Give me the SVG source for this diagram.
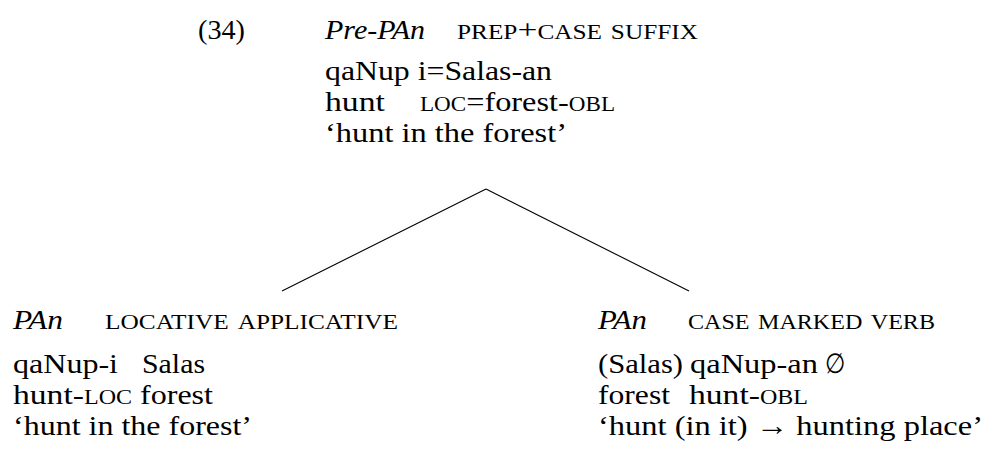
<svg xmlns="http://www.w3.org/2000/svg" width="985" height="451" viewBox="0 0 985 451">
<style>
text{font-family:"Liberation Serif","DejaVu Serif",serif;font-size:28px;fill:#000}
.it{font-style:italic}
.sc{font-variant:small-caps}
line{stroke:#000;stroke-width:1.1}
</style>
<rect width="985" height="451" fill="#fff"/>
<g id="exnum"><text x="198" y="39" textLength="47" lengthAdjust="spacingAndGlyphs">(34)</text></g>
<g id="connectors">
<line x1="486" y1="189" x2="282" y2="291"/>
<line x1="486" y1="189" x2="689" y2="291"/>
</g>
<g id="node-prepan">
<text class="it" x="325" y="39" textLength="100" lengthAdjust="spacingAndGlyphs">Pre-PAn</text>
<text class="sc" x="457" y="39" textLength="241" lengthAdjust="spacingAndGlyphs">prep+case suffix</text>
<text x="325" y="80" textLength="227" lengthAdjust="spacingAndGlyphs">qaNup i=Salas-an</text>
<text x="325" y="111" textLength="60" lengthAdjust="spacingAndGlyphs">hunt</text>
<text x="420" y="111" textLength="195" lengthAdjust="spacingAndGlyphs"><tspan class="sc">loc</tspan>=forest-<tspan class="sc">obl</tspan></text>
<text x="325" y="142" textLength="242" lengthAdjust="spacingAndGlyphs">‘hunt in the forest’</text>
</g>
<g id="node-locative">
<text class="it" x="13" y="329" textLength="50" lengthAdjust="spacingAndGlyphs">PAn</text>
<text class="sc" x="105" y="329" textLength="293" lengthAdjust="spacingAndGlyphs">locative applicative</text>
<text x="13" y="373" textLength="105" lengthAdjust="spacingAndGlyphs">qaNup-i</text>
<text x="142" y="373" textLength="63" lengthAdjust="spacingAndGlyphs">Salas</text>
<text x="13" y="404" textLength="119" lengthAdjust="spacingAndGlyphs">hunt-<tspan class="sc">loc</tspan></text>
<text x="140" y="404" textLength="73" lengthAdjust="spacingAndGlyphs">forest</text>
<text x="13" y="435" textLength="239" lengthAdjust="spacingAndGlyphs">‘hunt in the forest’</text>
</g>
<g id="node-casemarked">
<text class="it" x="598" y="329" textLength="49" lengthAdjust="spacingAndGlyphs">PAn</text>
<text class="sc" x="688" y="329" textLength="247" lengthAdjust="spacingAndGlyphs">case marked verb</text>
<text x="598" y="373" textLength="85" lengthAdjust="spacingAndGlyphs">(Salas)</text>
<text x="690" y="373" textLength="128" lengthAdjust="spacingAndGlyphs">qaNup-an</text>
<text x="825" y="373" textLength="20" lengthAdjust="spacingAndGlyphs">∅</text>
<text x="598" y="404" textLength="72" lengthAdjust="spacingAndGlyphs">forest</text>
<text x="689" y="404" textLength="119" lengthAdjust="spacingAndGlyphs">hunt-<tspan class="sc">obl</tspan></text>
<text x="598" y="435" textLength="385" lengthAdjust="spacingAndGlyphs">‘hunt (in it) → hunting place’</text>
</g>
</svg>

> WHAT TO DO
Output each line exactly; omit every picture.

> SOLUTION
Give me the SVG source for this diagram.
<svg xmlns="http://www.w3.org/2000/svg" width="985" height="451" viewBox="0 0 985 451">
<style>
text{font-family:"Liberation Serif","DejaVu Serif",serif;font-size:28px;fill:#000}
.it{font-style:italic}
.sc{font-variant:small-caps}
line{stroke:#000;stroke-width:1.1}
</style>
<rect width="985" height="451" fill="#fff"/>
<g id="exnum"><text x="198" y="39" textLength="47" lengthAdjust="spacingAndGlyphs">(34)</text></g>
<g id="connectors">
<line x1="486" y1="189" x2="282" y2="291"/>
<line x1="486" y1="189" x2="689" y2="291"/>
</g>
<g id="node-prepan">
<text class="it" x="325" y="39" textLength="100" lengthAdjust="spacingAndGlyphs">Pre-PAn</text>
<text class="sc" x="457" y="39" textLength="241" lengthAdjust="spacingAndGlyphs">prep+case suffix</text>
<text x="325" y="80" textLength="227" lengthAdjust="spacingAndGlyphs">qaNup i=Salas-an</text>
<text x="325" y="111" textLength="60" lengthAdjust="spacingAndGlyphs">hunt</text>
<text x="420" y="111" textLength="195" lengthAdjust="spacingAndGlyphs"><tspan class="sc">loc</tspan>=forest-<tspan class="sc">obl</tspan></text>
<text x="325" y="142" textLength="242" lengthAdjust="spacingAndGlyphs">‘hunt in the forest’</text>
</g>
<g id="node-locative">
<text class="it" x="13" y="329" textLength="50" lengthAdjust="spacingAndGlyphs">PAn</text>
<text class="sc" x="105" y="329" textLength="293" lengthAdjust="spacingAndGlyphs">locative applicative</text>
<text x="13" y="373" textLength="105" lengthAdjust="spacingAndGlyphs">qaNup-i</text>
<text x="142" y="373" textLength="63" lengthAdjust="spacingAndGlyphs">Salas</text>
<text x="13" y="404" textLength="119" lengthAdjust="spacingAndGlyphs">hunt-<tspan class="sc">loc</tspan></text>
<text x="140" y="404" textLength="73" lengthAdjust="spacingAndGlyphs">forest</text>
<text x="13" y="435" textLength="239" lengthAdjust="spacingAndGlyphs">‘hunt in the forest’</text>
</g>
<g id="node-casemarked">
<text class="it" x="598" y="329" textLength="49" lengthAdjust="spacingAndGlyphs">PAn</text>
<text class="sc" x="688" y="329" textLength="247" lengthAdjust="spacingAndGlyphs">case marked verb</text>
<text x="598" y="373" textLength="85" lengthAdjust="spacingAndGlyphs">(Salas)</text>
<text x="690" y="373" textLength="128" lengthAdjust="spacingAndGlyphs">qaNup-an</text>
<text x="825" y="373" textLength="20" lengthAdjust="spacingAndGlyphs">∅</text>
<text x="598" y="404" textLength="72" lengthAdjust="spacingAndGlyphs">forest</text>
<text x="689" y="404" textLength="119" lengthAdjust="spacingAndGlyphs">hunt-<tspan class="sc">obl</tspan></text>
<text x="598" y="435" textLength="385" lengthAdjust="spacingAndGlyphs">‘hunt (in it) → hunting place’</text>
</g>
</svg>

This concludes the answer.